The concept of“return”is considered significant in J.R.R.Tolkien’s The Lord of the
Rings;this paper aims to illuminate the perspective afforded by Tolkien’s personal experiences
with the concept, and to explain its role in his trilogy. Tolkien endured various traumatic
experiences where some of the people closest to him never came back. In his childhood,
Tolkien’s father died in Bloemfontein in the Orange Free State, far away from his homeland of
Britain. During Tolkien’s youth, close friends and numerous fellow soldiers died overseas in
World War I. Because of these experiences, Tolkien seems to have adhered strongly to the
concept of return and/or circulation while writing his work. The Lord of the Rings has a
structure in which many characters return somewhere or other through disappearance or death.
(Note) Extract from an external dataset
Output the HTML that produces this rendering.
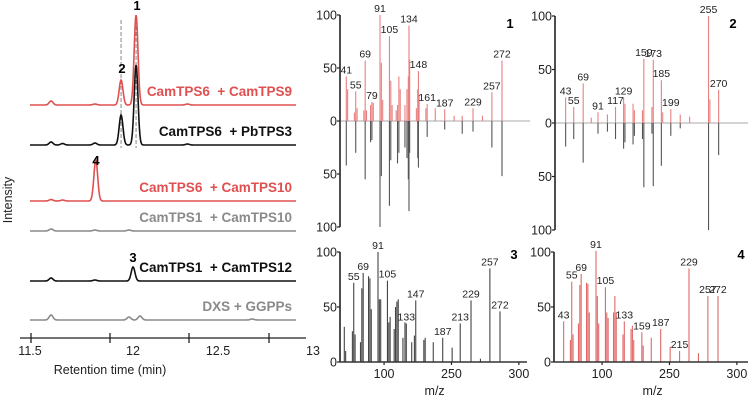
<!DOCTYPE html>
<html><head><meta charset="utf-8"><style>
html,body{margin:0;padding:0;background:#fff;}
svg{display:block;font-family:"Liberation Sans",sans-serif;}
</style></head><body>
<svg id="fig" width="750" height="401" viewBox="0 0 750 401"></svg>
<script>
// ---------- Chromatogram data ----------
const traceNames = ["CamTPS6  + CamTPS9","CamTPS6  + PbTPS3","CamTPS6  + CamTPS10","CamTPS1  + CamTPS10","CamTPS1  + CamTPS12","DXS + GGPPs"];
const traceColors = ["#e05050","#111111","#e05050","#8a8a8a","#111111","#8a8a8a"];
const traceOffsets = [105,145,201,231,281,320];
const peakRT = [
 [11.627,11.905,12.07,12.165,12.49],
 [11.627,11.7,11.905,12.07,12.165,12.49],
 [11.627,11.7,11.91],
 [11.627,11.905,12.12],
 [11.627,11.905,12.146],
 [11.627,12.12,12.19,12.9]
];
const peakH = [
 [4,1,25,90,1],
 [3,1.5,2,30,80,1],
 [1.5,1,41],
 [2,1,1],
 [3,1,14],
 [5,3,4,1]
];
const rtTicks = [11.5,12,12.5,13];
const rtTickLabels = ["11.5","12","12.5","13"];

// ---------- Mass spectra data ----------
const p1TopMz=[41,43,53,55,57,67,69,71,77,79,81,91,93,95,105,107,109,115,117,119,121,128,131,133,134,135,145,147,148,149,159,161,173,187,201,213,229,243,257,272];
const p1TopI=[42,30,8,28,12,10,57,10,15,18,17,100,55,20,80,38,15,10,15,42,30,15,30,42,90,58,12,30,47,25,12,16,12,11,5,5,12,5,27,57];
const p1BotMz=[41,55,69,77,79,91,93,105,107,117,119,128,131,133,134,135,147,148,161,187,213,229,257,272];
const p1BotI=[42,30,55,20,18,100,52,80,37,40,30,25,35,55,85,30,35,44,15,8,12,10,25,52];
const p1Labels=[41,55,69,79,91,105,134,148,161,187,229,257,272];

const p2TopMz=[43,55,69,81,91,105,117,129,131,143,145,157,159,171,173,185,187,199,213,227,255,257,270];
const p2TopI=[24,15,37,5,10,8,15,24,18,18,12,12,60,15,59,40,10,13,8,6,100,22,31];
const p2BotMz=[43,55,69,91,105,117,129,131,143,145,157,159,171,173,185,199,213,255,270];
const p2BotI=[22,15,37,10,8,15,24,18,20,12,15,60,10,59,40,12,5,100,30];
const p2Labels=[43,55,69,91,117,129,159,173,185,199,255,270];

const p3Mz=[41,43,53,55,57,65,67,69,77,79,81,91,93,95,105,107,109,115,117,119,121,128,131,133,141,145,147,159,161,173,187,201,213,229,243,257,272];
const p3I=[32,10,28,72,25,18,67,81,78,76,48,100,57,57,74,36,41,30,50,55,57,22,36,35,18,24,56,20,22,18,22,13,35,56,3,85,46];
const p3Labels=[55,69,91,105,133,147,187,213,229,257,272];

const p4Mz=[43,53,55,57,65,67,69,77,79,81,91,93,95,105,107,109,117,119,121,131,133,143,145,147,159,161,173,187,201,215,229,243,257,272];
const p4I=[37,20,73,25,35,70,80,72,71,45,101,60,35,68,45,40,45,60,45,25,37,30,33,20,27,15,22,30,14,10,85,8,60,60];
const p4Labels=[43,55,69,91,105,133,159,187,215,229,257,272];

const ms1Ticks=[100,200,300];
const msTickLabels=["100","250","300"];

const NS="http://www.w3.org/2000/svg";
const svg=document.getElementById('fig');
function mk(tag,attrs,parent){const e=document.createElementNS(NS,tag);for(const k in attrs)e.setAttribute(k,attrs[k]);(parent||svg).appendChild(e);return e;}
function txt(s,x,y,attrs,parent){const t=mk('text',Object.assign({x:x,y:y},attrs),parent);t.textContent=s;return t;}

// ---------- Chromatogram ----------
const rtX = t => 31 + (t-11.5)*158;
const chrom = mk('g',{});


[12.07,12.165].forEach(function(rt){
  const l=mk('line',{x1:rtX(rt),x2:rtX(rt),y1:20,y2:148,stroke:'#888','stroke-width':1,'stroke-dasharray':'4,2'},chrom);
  
  
});
traceNames.forEach(function(name,i){
  let d='';
  for(let px=30;px<=296;px+=0.5){
    const t=(px-31)/158+11.5;
    let v=0;
    for(let k=0;k<peakRT[i].length;k++){const s=0.012;v+=peakH[i][k]*Math.exp(-Math.pow((t-peakRT[i][k])/s,2)/2);}
    d+=(d?'L':'M')+px.toFixed(1)+','+(traceOffsets[i]-v).toFixed(2);
  }
  const p=mk('path',{d:d,fill:'none',stroke:traceColors[i],'stroke-width':1.6},chrom);
  
  
  const lb=txt(name,292,traceOffsets[i]-9,{'text-anchor':'end','font-size':13.5,'font-weight':'bold',fill:traceColors[i],'xml:space':'preserve',style:'white-space:pre'},chrom);
  
  
});
[["1",137,10],["2",122,73],["4",96,165],["3",133,262]].forEach(function(a){
  const t=txt(a[0],a[1],a[2],{'text-anchor':'middle','font-size':13,'font-weight':'bold'},chrom);
  
  
});
const ax=mk('line',{x1:20,x2:306,y1:338,y2:338,stroke:'#222','stroke-width':1.3},chrom);


const tickPx=[31,110,189,269];
const labPx=[30,133,218,313];
rtTicks.forEach(function(v,i){
  const tk=mk('line',{x1:tickPx[i],x2:tickPx[i],y1:333,y2:343,stroke:'#222','stroke-width':1.3},chrom);
  
  
  const tl=txt(rtTickLabels[i],labPx[i],355,{'text-anchor':'middle','font-size':12.5,fill:'#222'},chrom);
  
  
});
const xt=txt('Retention time (min)',110,374,{'text-anchor':'middle','font-size':12.5,fill:'#222'},chrom);


const yt=txt('Intensity',12,200,{'text-anchor':'middle','font-size':12.5,fill:'#222',transform:'rotate(-90 12 200)'},chrom);



// ---------- Mass spectra ----------
function spectrum(opt){
  const g=mk('g',{});
  
  
  const X=mz=>opt.x91+(mz-91)*0.674;
  const Y=v=>opt.y0-v*opt.k;
  if(opt.mirror){
    const bl=mk('line',{x1:opt.axX,x2:opt.xEnd,y1:opt.y0,y2:opt.y0,stroke:'#aaa','stroke-width':1},g);
    
    
  }
  opt.topMz.forEach(function(mz,i){
    const b=mk('line',{x1:X(mz),x2:X(mz),y1:opt.y0,y2:Y(opt.topI[i]),stroke:opt.topColor,'stroke-width':1.1},g);
    
    
  });
  if(opt.botMz){
    opt.botMz.forEach(function(mz,i){
      const b=mk('line',{x1:X(mz),x2:X(mz),y1:opt.y0,y2:opt.y0+opt.botI[i]*opt.k,stroke:'#555','stroke-width':1.1},g);
      
      
    });
  }
  opt.labels.forEach(function(mz){
    const i=opt.topMz.indexOf(mz);
    const t=txt(String(mz),X(mz),Y(opt.topI[i])-3,{'text-anchor':'middle','font-size':10.5,fill:'#222'},g);
    
    
  });
  const ya=mk('line',{x1:opt.axX,x2:opt.axX,y1:Y(100),y2:opt.mirror?opt.y0+100*opt.k:opt.y0,stroke:'#222','stroke-width':1.6},g);
  
  
  const yv=opt.mirror?[100,50,0,-50,-100]:[100,50,0];
  yv.forEach(function(v){
    const ty=opt.y0-v*opt.k;
    const tk=mk('line',{x1:opt.axX-3,x2:opt.axX,y1:ty,y2:ty,stroke:'#222','stroke-width':1.2},g);
    
    
    const tl=txt(String(Math.abs(v)),opt.axX-3,ty+4.5,{'text-anchor':'end','font-size':12.5,fill:'#222'},g);
    
    
  });
  if(!opt.mirror){
    const xa=mk('line',{x1:opt.axX,x2:opt.xEnd,y1:opt.y0,y2:opt.y0,stroke:'#333','stroke-width':1.6},g);
    
    
    ms1Ticks.forEach(function(v,i){
      const tk=mk('line',{x1:X(v),x2:X(v),y1:opt.y0,y2:opt.y0+3,stroke:'#222','stroke-width':1.2},g);
      
      
      const tl=txt(msTickLabels[i],X(v),opt.y0+16,{'text-anchor':'middle','font-size':12.5,fill:'#222'},g);
      
      
    });
    const mt=txt('m/z',X(175),opt.y0+33,{'text-anchor':'middle','font-size':12.5,fill:'#222'},g);
    
    
  }
  const n=txt(opt.num,opt.numX,opt.numY,{'text-anchor':'middle','font-size':13,'font-weight':'bold'},g);
  
  
}
spectrum({name:'spectrum-1',x91:380,y0:121,k:1.06,axX:340,xEnd:530,mirror:true,topMz:p1TopMz,topI:p1TopI,botMz:p1BotMz,botI:p1BotI,labels:p1Labels,topColor:'#e88080',num:'1',numX:510,numY:28});
spectrum({name:'spectrum-2',x91:598,y0:123,k:1.07,axX:555,xEnd:748,mirror:true,topMz:p2TopMz,topI:p2TopI,botMz:p2BotMz,botI:p2BotI,labels:p2Labels,topColor:'#e88080',num:'2',numX:733,numY:28});
spectrum({name:'spectrum-3',x91:378,y0:362,k:1.1,axX:340,xEnd:527,mirror:false,topMz:p3Mz,topI:p3I,labels:p3Labels,topColor:'#444',num:'3',numX:514,numY:259});
spectrum({name:'spectrum-4',x91:596,y0:362,k:1.1,axX:554,xEnd:748,mirror:false,topMz:p4Mz,topI:p4I,labels:p4Labels,topColor:'#e06868',num:'4',numX:741,numY:259});
</script>
</body></html>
The characters’departures and returns create an image of circulation,which brings to mind the
Ring ― the trilogy’s central theme. Tolkien is as obsessed with circulation as his characters are
with the Ring. Yet,this story’s circulating structure collapses at the final scene,where Frodo and
other characters are willing to choose departure without return. This paper interprets the
collapse as Tolkien’s trial to overcome his emotional shock. By writing this trilogy,Tolkien is
liberated from the traumatic “no return”experience, thus ending the constantly circulating
journey of repeated departures and returns.